Work required →
Answer with a number only: how many lines of the data contain "full"?

Saved data entries:
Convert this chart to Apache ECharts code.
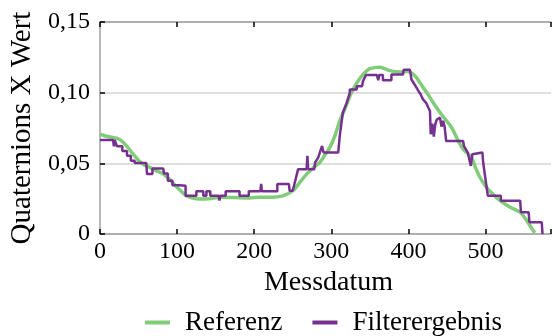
<!DOCTYPE html>
<html>
<head>
<meta charset="utf-8">
<script src="https://cdn.jsdelivr.net/npm/echarts@6/dist/echarts.min.js"></script>
<style>
  html, body { margin: 0; padding: 0; background: #fff; }
  #chart { width: 552px; height: 336px; }
</style>
</head>
<body>
<div id="chart"></div>
<script>
// Reference trajectory (smooth) as [Messdatum, value]
const referenz = [
  [0,0.0706],[10,0.069],[25,0.067],[35,0.062],[43,0.0565],[50,0.052],[56,0.0494],[65,0.047],
  [73,0.0447],[82,0.0425],[90,0.0389],[100,0.033],[112,0.0271],[120,0.0255],[129,0.0248],
  [145,0.0252],[159,0.026],[175,0.0258],[194,0.0255],[207,0.026],[222,0.026],[237,0.027],
  [250,0.0306],[260,0.037],[268,0.0424],[277,0.047],[285,0.0506],[292,0.056],[298,0.0611],
  [305,0.070],[311,0.080],[318,0.089],[324,0.0975],[330,0.104],[337,0.110],[343,0.114],
  [350,0.117],[363,0.118],[376,0.1156],[389,0.1147],[398,0.115],[404,0.114],[410,0.111],
  [415,0.107],[424,0.0999],[434,0.0915],[441,0.086],[448,0.081],[456,0.0755],[465,0.0655],
  [471,0.060],[482,0.054],[487,0.047],[493,0.040],[500,0.034],[506,0.0300],[519,0.0236],
  [532,0.019],[545,0.0154],[555,0.0083],[560,0.004],[564,0.0008]
];

// Filter output (piecewise constant) as [Messdatum, value]
const filterergebnis = [
  [0,0.0665],[17,0.0665],[18,0.062],[19,0.0665],[21,0.0665],[22,0.062],[29,0.062],[29,0.0588],
  [35,0.0588],[35,0.0553],[40,0.0553],[40,0.0518],[45,0.0518],[45,0.0503],[60,0.0503],
  [61,0.0424],[68,0.0424],[68,0.0463],[82,0.0463],[83,0.0428],[88,0.0428],[88,0.0377],
  [94,0.0377],[94,0.0345],[103,0.0345],[104,0.0342],[111,0.0342],[111,0.0271],[125,0.0271],
  [125,0.0302],[134,0.0302],[134,0.0271],[138,0.0271],[138,0.0302],[143,0.0302],[143,0.0271],
  [154,0.0271],[155,0.0236],[156,0.0271],[163,0.0271],[163,0.0302],[181,0.0302],[181,0.0271],
  [193,0.0271],[193,0.0302],[208,0.0302],[209,0.0354],[210,0.0302],[230,0.0302],[230,0.0354],
  [245,0.0354],[246,0.0306],[250,0.0306],[257,0.0459],[268,0.0459],[269,0.0553],[270,0.0459],
  [278,0.0459],[279,0.0506],[283,0.0541],[285,0.0553],[288,0.0623],[290,0.0576],[309,0.0576],
  [311,0.0694],[315,0.0858],[320,0.0928],[324,0.0999],[324,0.1022],[333,0.1022],[333,0.1046],
  [340,0.1046],[341,0.108],[345,0.1125],[359,0.1125],[361,0.1088],[362,0.1125],[367,0.1125],
  [367,0.1088],[378,0.1088],[378,0.1128],[393,0.1128],[394,0.1163],[402,0.1163],[404,0.1093],
  [408,0.1058],[412,0.1022],[416,0.0987],[419,0.0952],[423,0.0928],[426,0.0893],[428,0.087],
  [429,0.0706],[431,0.078],[433,0.069],[435,0.078],[437,0.081],[441,0.0823],[443,0.076],
  [445,0.08],[447,0.076],[449,0.0658],[471,0.0658],[472,0.0623],[477,0.0576],[481,0.0482],
  [483,0.0565],[485,0.0576],[496,0.0576],[497,0.0506],[503,0.0271],[520,0.0271],[520,0.0236],
  [545,0.0236],[546,0.0154],[556,0.0154],[557,0.0083],[573,0.0083],[574,0]
];

const xTicks = [0, 100, 200, 300, 400, 500];
const yTicks = [0, 0.05, 0.10, 0.15];

const serif = 'Liberation Serif';
const axisGray = '#a0a0a0';

function yLabel(v) {
  return v === 0 ? '0' : v.toFixed(2).replace('.', ',');
}

const chart = echarts.init(document.getElementById('chart'));
chart.setOption({
  animation: false,
  textStyle: { fontFamily: serif, color: '#000' },
  grid: { left: 100, right: 1, top: 22, bottom: 102 },
  legend: {
    top: 304,
    left: 140,
    itemWidth: 25,
    itemHeight: 4,
    itemGap: 30,
    icon: 'rect',
    textStyle: { fontFamily: serif, fontSize: 27, color: '#000', padding: [0, 0, 0, 10] },
    data: ['Referenz', 'Filterergebnis']
  },
  xAxis: [
    {
      type: 'value', min: 0, max: 585, interval: 100,
      name: 'Messdatum', nameLocation: 'middle', nameGap: 29,
      nameTextStyle: { fontFamily: serif, fontSize: 28, color: '#000', padding: [0, 0, 0, 6] },
      axisLine: { lineStyle: { color: axisGray, width: 1.5 } },
      axisTick: { inside: true, length: 5, lineStyle: { color: '#000', width: 1.5 } },
      axisLabel: { fontFamily: serif, fontSize: 24, color: '#000', margin: 6,
        customValues: xTicks },
      splitLine: { show: false }
    },
    {
      type: 'value', min: 0, max: 585, interval: 100, position: 'top',
      axisLine: { lineStyle: { color: axisGray, width: 1.5 } },
      axisTick: { inside: true, length: 5, lineStyle: { color: '#000', width: 1.5 } },
      axisLabel: { show: false },
      splitLine: { show: false }
    }
  ],
  yAxis: {
    type: 'value', min: 0, max: 0.15, interval: 0.05,
    name: 'Quaternions X Wert', nameLocation: 'middle', nameGap: 58, nameRotate: 90,
    nameTextStyle: { fontFamily: serif, fontSize: 29, color: '#000' },
    axisLine: { show: true, lineStyle: { color: axisGray, width: 1.5 } },
    axisTick: { show: true, inside: true, length: 5, lineStyle: { color: '#000', width: 1.5 } },
    axisLabel: { fontFamily: serif, fontSize: 24, color: '#000', margin: 10,
      formatter: yLabel, customValues: yTicks },
    splitLine: { show: true, lineStyle: { color: '#d4d4d4', width: 1.5 } }
  },
  series: [
    {
      name: 'Referenz', type: 'line', data: referenz, smooth: 0.3,
      showSymbol: false, symbol: 'none',
      lineStyle: { color: '#80cc78', width: 3.5 },
      itemStyle: { color: '#80cc78' }
    },
    {
      name: 'Filterergebnis', type: 'line', data: filterergebnis,
      showSymbol: false, symbol: 'none',
      lineStyle: { color: '#76308f', width: 2.5 },
      itemStyle: { color: '#76308f' }
    }
  ]
});
</script>
</body>
</html>
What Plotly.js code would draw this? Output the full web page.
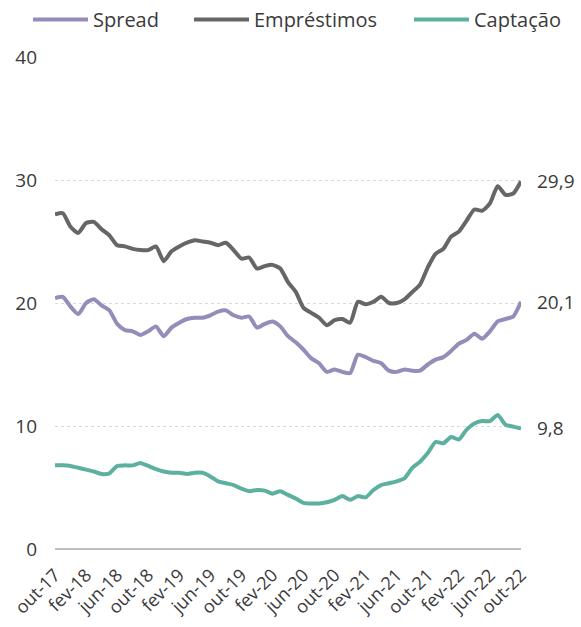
<!DOCTYPE html>
<html>
<head>
<meta charset="utf-8">
<script src="https://cdn.plot.ly/plotly-3.0.1.min.js"></script>
<style>
html,body{margin:0;padding:0;background:#fff;}
#chart{width:581px;height:627px;}
</style>
</head>
<body>
<div id="chart"></div>
<script>
const months = [
 "out-17","nov-17","dez-17","jan-18","fev-18","mar-18","abr-18","mai-18","jun-18","jul-18","ago-18","set-18",
 "out-18","nov-18","dez-18","jan-19","fev-19","mar-19","abr-19","mai-19","jun-19","jul-19","ago-19","set-19",
 "out-19","nov-19","dez-19","jan-20","fev-20","mar-20","abr-20","mai-20","jun-20","jul-20","ago-20","set-20",
 "out-20","nov-20","dez-20","jan-21","fev-21","mar-21","abr-21","mai-21","jun-21","jul-21","ago-21","set-21",
 "out-21","nov-21","dez-21","jan-22","fev-22","mar-22","abr-22","mai-22","jun-22","jul-22","ago-22","set-22",
 "out-22"
];
const tickLabels = ["out-17","fev-18","jun-18","out-18","fev-19","jun-19","out-19","fev-20","jun-20","out-20","fev-21","jun-21","out-21","fev-22","jun-22","out-22"];

const spread = [
 20.4,20.5,19.7,19.1,20.0,20.3,19.8,19.4,18.3,17.8,17.7,17.4,
 17.7,18.1,17.3,18.0,18.4,18.7,18.8,18.8,19.0,19.3,19.4,19.0,
 18.8,18.9,18.0,18.3,18.5,18.1,17.3,16.8,16.2,15.5,15.1,14.4,
 14.6,14.4,14.3,15.8,15.6,15.3,15.1,14.5,14.4,14.6,14.5,14.5,
 15.0,15.4,15.6,16.1,16.7,17.0,17.5,17.1,17.7,18.5,18.7,18.9,
 20.1
];
const emprestimos = [
 27.2,27.3,26.2,25.7,26.5,26.6,26.0,25.5,24.7,24.6,24.4,24.3,
 24.3,24.6,23.4,24.2,24.6,24.9,25.1,25.0,24.9,24.7,24.9,24.3,
 23.6,23.7,22.8,23.0,23.1,22.8,21.7,20.9,19.6,19.2,18.8,18.2,
 18.6,18.7,18.4,20.1,19.9,20.1,20.5,20.0,20.0,20.3,20.9,21.5,
 22.9,24.0,24.4,25.4,25.8,26.7,27.6,27.5,28.1,29.5,28.8,28.9,
 29.9
];
const captacao = [
 6.8,6.8,6.75,6.6,6.45,6.3,6.1,6.15,6.75,6.8,6.8,7.0,
 6.75,6.5,6.3,6.2,6.2,6.1,6.2,6.2,5.9,5.5,5.35,5.2,
 4.9,4.7,4.8,4.75,4.5,4.7,4.4,4.1,3.75,3.7,3.7,3.8,
 4.0,4.3,4.0,4.3,4.2,4.8,5.2,5.35,5.5,5.75,6.6,7.1,
 7.8,8.7,8.6,9.1,8.9,9.7,10.2,10.4,10.4,10.9,10.1,9.95,
 9.8
];
const endLabels = ["20,1","29,9","9,8"];

const FONT = "Open Sans, Noto Sans, sans-serif";
const TXT = "#3a3a3a";
const colors = ["#968cba","#666666","#5bb0a0"];
const names = ["Spread","Empréstimos","Captação"];
const series = [spread, emprestimos, captacao];
const legendIds = ["legend","legend2","legend3"];
const legendX = [28, 189, 409];

const traces = series.map((s,i)=>({
  type:"scatter", mode:"lines", name:names[i], x:months, y:s, legend:legendIds[i],
  line:{color:colors[i], width:4, shape:"spline", smoothing:0.6},
  hoverinfo:"skip"
}));

const annotations = series.map((s,i)=>({
  x: months[months.length-1], y: s[s.length-1], xref:"x", yref:"y",
  text: endLabels[i], showarrow:false, xanchor:"left", yanchor:"middle",
  xshift: 14, font:{family:FONT, size:19, color:TXT}
}));

const layout = {
  width:581, height:627,
  margin:{l:55, r:60, t:57, b:78, pad:0, autoexpand:false},
  paper_bgcolor:"#fff", plot_bgcolor:"#fff",
  font:{family:FONT, color:TXT},
  showlegend:true,
  xaxis:{type:"category", range:[0, months.length-1], tickmode:"array", tickvals:tickLabels, ticktext:tickLabels,
         tickangle:-45, tickfont:{family:FONT, size:18, color:TXT}, showgrid:false, zeroline:false,
         showline:false, ticks:"", ticklabelstandoff:11, automargin:false, fixedrange:true},
  yaxis:{range:[0,40], tickvals:[0,10,20,30,40], ticktext:["0","10","20","30","40"],
         tickfont:{family:FONT, size:19, color:TXT}, showgrid:true, gridcolor:"#d9d9d9", griddash:"dot", gridwidth:1,
         zeroline:true, zerolinecolor:"#bfbfbf", zerolinewidth:1.5, ticks:"", ticklabelstandoff:17, automargin:false, fixedrange:true},
  annotations: annotations
};
legendIds.forEach((id,i)=>{
  layout[id] = {orientation:"h", xref:"container", yref:"container", x:legendX[i]/581, y:1, xanchor:"left", yanchor:"top",
    font:{family:FONT, size:20, color:TXT}, itemwidth:55, bgcolor:"rgba(0,0,0,0)"};
});

Plotly.newPlot("chart", traces, layout, {displayModeBar:false, staticPlot:true});
</script>
</body>
</html>
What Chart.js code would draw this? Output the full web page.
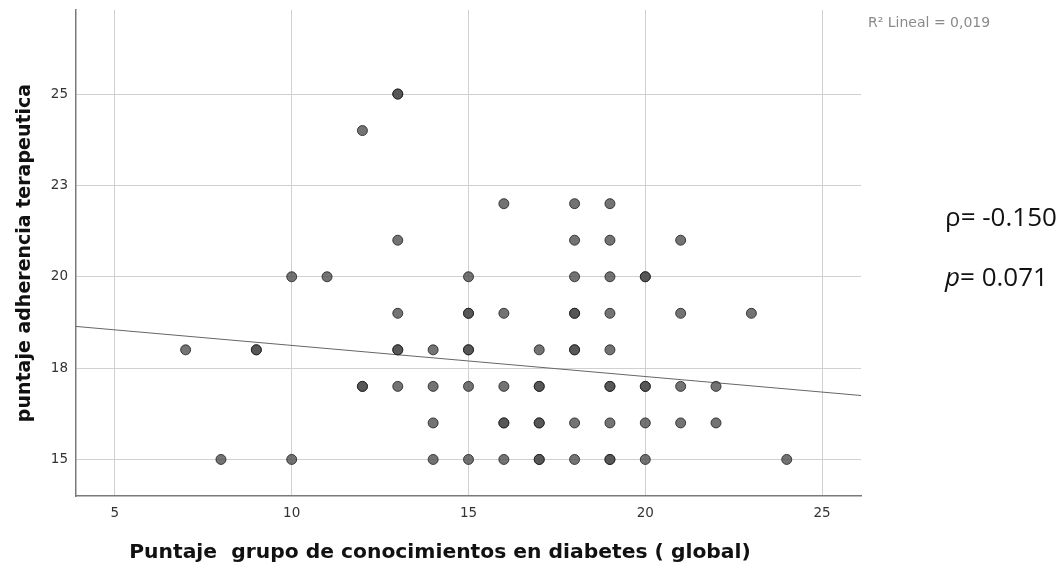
<!DOCTYPE html>
<html>
<head>
<meta charset="utf-8">
<script src="https://cdn.jsdelivr.net/npm/chart.js@4"></script>
<style>
  html, body { margin: 0; padding: 0; background: #fff; }
  #wrap { width: 1062px; height: 565px; position: relative; }
</style>
</head>
<body>
<div id="wrap"><canvas id="chart"></canvas></div>
<script>
// ── DATA ──
// knowledge score (x) and adherence score (y), one entry per patient (repeats = overlapping dots)
const conocimiento = [
  13, 13,
  12,
  16, 18, 19,
  13, 18, 19, 21,
  10, 11, 15, 18, 19, 20, 20,
  13, 15, 15, 16, 18, 18, 19, 21, 23,
  7, 9, 9, 13, 13, 14, 15, 15, 17, 18, 18, 19,
  12, 12, 13, 14, 15, 16, 17, 17, 19, 19, 20, 20, 21, 22,
  14, 16, 16, 17, 17, 18, 19, 20, 21, 22,
  8, 10, 14, 15, 16, 17, 17, 18, 19, 19, 20, 24
];
const adherencia = [
  25, 25,
  24,
  22, 22, 22,
  21, 21, 21, 21,
  20, 20, 20, 20, 20, 20, 20,
  19, 19, 19, 19, 19, 19, 19, 19, 19,
  18, 18, 18, 18, 18, 18, 18, 18, 18, 18, 18, 18,
  17, 17, 17, 17, 17, 17, 17, 17, 17, 17, 17, 17, 17, 17,
  16, 16, 16, 16, 16, 16, 16, 16, 16, 16,
  15, 15, 15, 15, 15, 15, 15, 15, 15, 15, 15, 15
];

// fit line end points (read at the plot edges)
const fitX = [3.9, 26.1];
const fitY = [18.64, 16.75];

const xTicks = [5, 10, 15, 20, 25];
const yTicks = [15, 17.5, 20, 22.5, 25];
const yTickLabels = ['15', '18', '20', '23', '25'];

const xRange = [3.9, 26.1];
const yRange = [14.0, 27.3];

const xTitle = 'Puntaje  grupo de conocimientos en diabetes ( global)';
const yTitle = 'puntaje adherencia terapeutica';

// ── BUILD ──
const points = conocimiento.map((x, i) => ({ x, y: adherencia[i] }));
const fitLine = fitX.map((x, i) => ({ x, y: fitY[i] }));

// x title and the notes on the right side
const notes = {
  id: 'notes',
  afterDraw(chart) {
    const ctx = chart.ctx;
    ctx.save();
    ctx.fillStyle = '#111';
    ctx.font = 'bold 20.3px "DejaVu Sans"';
    ctx.textAlign = 'center';
    ctx.textBaseline = 'alphabetic';
    ctx.fillText(xTitle, 440, 558);

    ctx.textAlign = 'left';
    ctx.textBaseline = 'middle';
    ctx.fillStyle = '#8a8a8a';
    ctx.font = '14px "DejaVu Sans"';
    ctx.fillText('R² Lineal = 0,019', 868, 23);

    ctx.fillStyle = '#111';
    ctx.font = '26px "Open Sans"';
    ctx.fillText('ρ= -0.150', 945, 219);
    ctx.font = 'italic 26px "Open Sans"';
    ctx.fillText('p', 945, 279);
    const w = ctx.measureText('p').width;
    ctx.font = '26px "Open Sans"';
    ctx.fillText('= 0.071', 945 + w, 279);
    ctx.restore();
  }
};

new Chart(document.getElementById('chart'), {
  type: 'scatter',
  data: {
    datasets: [
      {
        label: 'fit',
        type: 'line',
        data: fitLine,
        borderColor: '#666',
        borderWidth: 1,
        pointRadius: 0,
        fill: false,
        order: 2
      },
      {
        label: 'pacientes',
        data: points,
        pointRadius: 5,
        pointBackgroundColor: 'rgba(80,80,80,0.8)',
        pointBorderColor: 'rgba(30,30,30,0.8)',
        pointBorderWidth: 1,
        order: 1
      }
    ]
  },
  options: {
    responsive: true,
    maintainAspectRatio: false,
    animation: false,
    layout: { padding: { top: 10, right: 201, left: 0, bottom: 0 } },
    plugins: { legend: { display: false }, tooltip: { enabled: false } },
    scales: {
      x: {
        type: 'linear',
        min: xRange[0], max: xRange[1],
        afterBuildTicks: s => { s.ticks = xTicks.map(v => ({ value: v })); },
        afterFit: s => { s.height = 69; s.paddingLeft = 0; s.paddingRight = 0; },
        grid: { color: '#d0d0d0', drawTicks: false },
        border: { color: '#7a7a7a', width: 1.5 },
        ticks: { color: '#333', font: { family: 'DejaVu Sans', size: 13.5 }, padding: 9 }
      },
      y: {
        type: 'linear',
        min: yRange[0], max: yRange[1],
        afterBuildTicks: s => { s.ticks = yTicks.map(v => ({ value: v })); },
        afterFit: s => { s.width = 76; s.paddingTop = 0; s.paddingBottom = 0; },
        grid: { color: '#d0d0d0', drawTicks: false },
        border: { color: '#7a7a7a', width: 1.5 },
        ticks: {
          color: '#333', font: { family: 'DejaVu Sans', size: 13.5 }, padding: 8,
          callback: v => yTickLabels[yTicks.indexOf(v)]
        },
        title: {
          display: true,
          text: yTitle,
          color: '#111',
          font: { family: 'DejaVu Sans', size: 19, weight: 'bold' },
          padding: { top: 14, bottom: 0 }
        }
      }
    }
  },
  plugins: [notes]
});
</script>
</body>
</html>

Answer below →
2